= Lucious Grandson Kanyumba =

Malawian politician

Lucious Grandson Kanyumba is a politician who has served in ministerial positions in Malawi. He was appointed Minister of Youth Development and Sports in the cabinet of Malawi in June 2009. He later served as Minister of Education.

== Life ==
Lucious Grandson Kanyumba was born in 1972.
He attended St Kizito Seminary, Dedza, and then the University of Malawi, Chancellor College.
In 1995 he obtained an MSc in Environmental Sciences, and became a teacher at Balaka Secondary School.
In 1996 he was appointed an Executive director for Andiamo Youth Cooperative trust.
Kanyumba qualified for a Doctor of Philosophy Degree in Biological Sciences in April 2009.
He operates a hardware shop in Mangochi and is involved in crop produce and transportation.
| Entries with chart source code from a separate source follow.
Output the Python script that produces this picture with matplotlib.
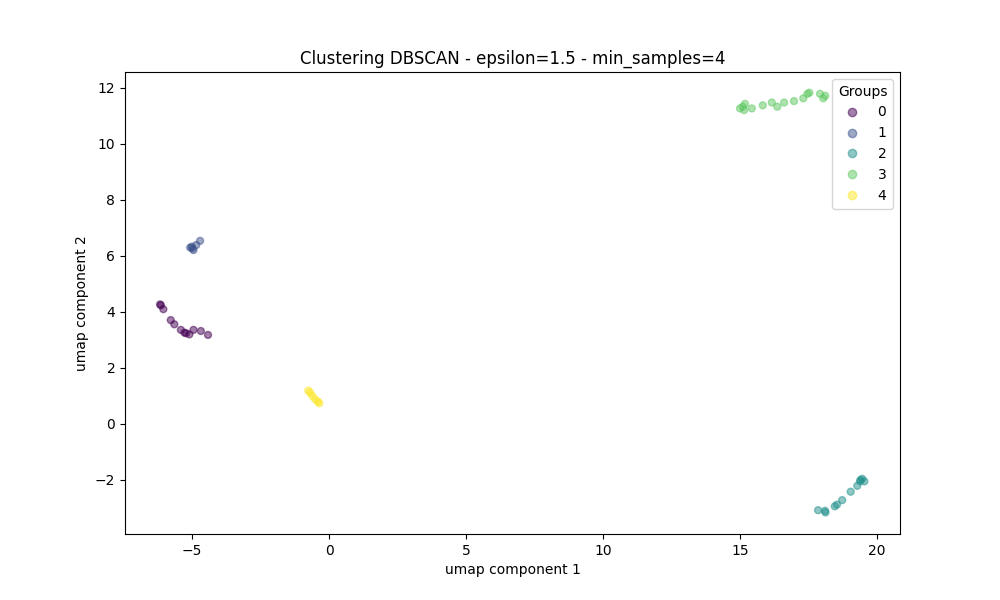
import numpy as np
import matplotlib.pyplot as plt

# Coordenadas UMAP, por grupo
x0 = [-6.17, -6.14, -6.05, -5.78, -5.65, -5.41, -5.28, -5.22, -5.10, -4.95, -4.68, -4.42]
y0 = [4.27, 4.24, 4.10, 3.71, 3.56, 3.36, 3.26, 3.24, 3.20, 3.36, 3.32, 3.18]

x1 = [-5.07, -5.01, -4.99, -4.95, -4.85, -4.71]
y1 = [6.30, 6.33, 6.27, 6.21, 6.39, 6.54]

x2 = [17.85, 18.10, 18.12, 18.46, 18.54, 18.73, 19.04, 19.28, 19.40, 19.46, 19.54, 19.38]
y2 = [-3.08, -3.10, -3.16, -2.94, -2.88, -2.72, -2.42, -2.21, -2.00, -1.96, -2.05, -2.05]

x3 = [15.00, 15.10, 15.18, 15.15, 15.43, 15.83, 16.16, 16.36, 16.61, 16.97,
      17.31, 17.46, 17.53, 17.92, 18.04, 18.11]
y3 = [11.27, 11.33, 11.43, 11.21, 11.27, 11.38, 11.48, 11.33, 11.48, 11.53,
      11.63, 11.79, 11.83, 11.79, 11.63, 11.72]

x4 = [-0.76, -0.69, -0.61, -0.51, -0.41, -0.36]
y4 = [1.19, 1.12, 1.00, 0.88, 0.80, 0.74]

grupos_x = [x0, x1, x2, x3, x4]
grupos_y = [y0, y1, y2, y3, y4]

# Juntar todo con su etiqueta
X = np.concatenate(grupos_x)
Y = np.concatenate(grupos_y)
etiquetas = np.concatenate([np.full(len(gx), i) for i, gx in enumerate(grupos_x)])

fig, ax = plt.subplots(figsize=(10, 6), dpi=100)
sc = ax.scatter(X, Y, c=etiquetas, cmap="viridis", vmin=0, vmax=4, s=25, alpha=0.5)
ax.set_title("Clustering DBSCAN - epsilon=1.5 - min_samples=4")
ax.set_xlabel("umap component 1")
ax.set_ylabel("umap component 2")
ax.set_xlim(-7.45, 20.84)
ax.set_ylim(-3.93, 12.57)

handles, labels = sc.legend_elements()
ax.legend(handles, labels, title="Groups", loc="upper right")

plt.savefig("out.png")
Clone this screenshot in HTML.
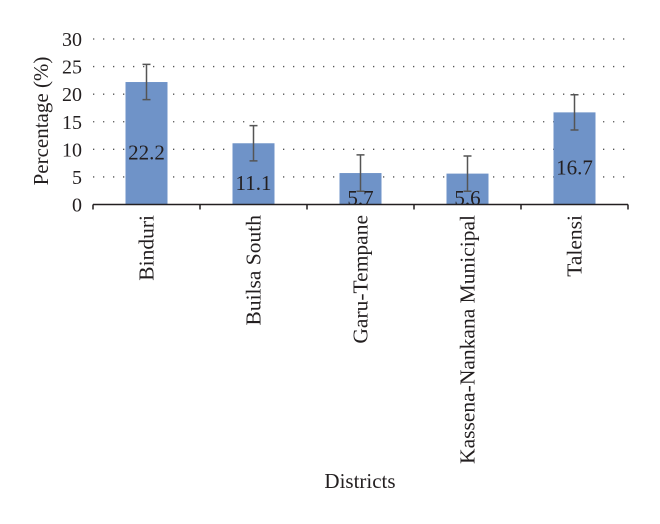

Kanyumba joined the Democratic Progressive Party (DPP) in 2005, became the Regional Governor for the Eastern Region in July 2008, and in February 2009 became 2nd Deputy National Director for Youth on the DPP National Governing Council.
Kanyumba was elected Member of Parliament for Ntcheu Bwanje South on 19 May 2009. He beat the incumbent Marjorie Nhaunje who had been the Minister for Health.

Kanyumba was appointed Minister of Youth Development and Sports in the cabinet that became effective on 15 June 2009.
He retained this position in the cabinet announced on 9 August 2010.

Later, as Minister of Education, he issued in March 2014 a controversial decision to change the language of instruction policy for Malawian schools to English-only.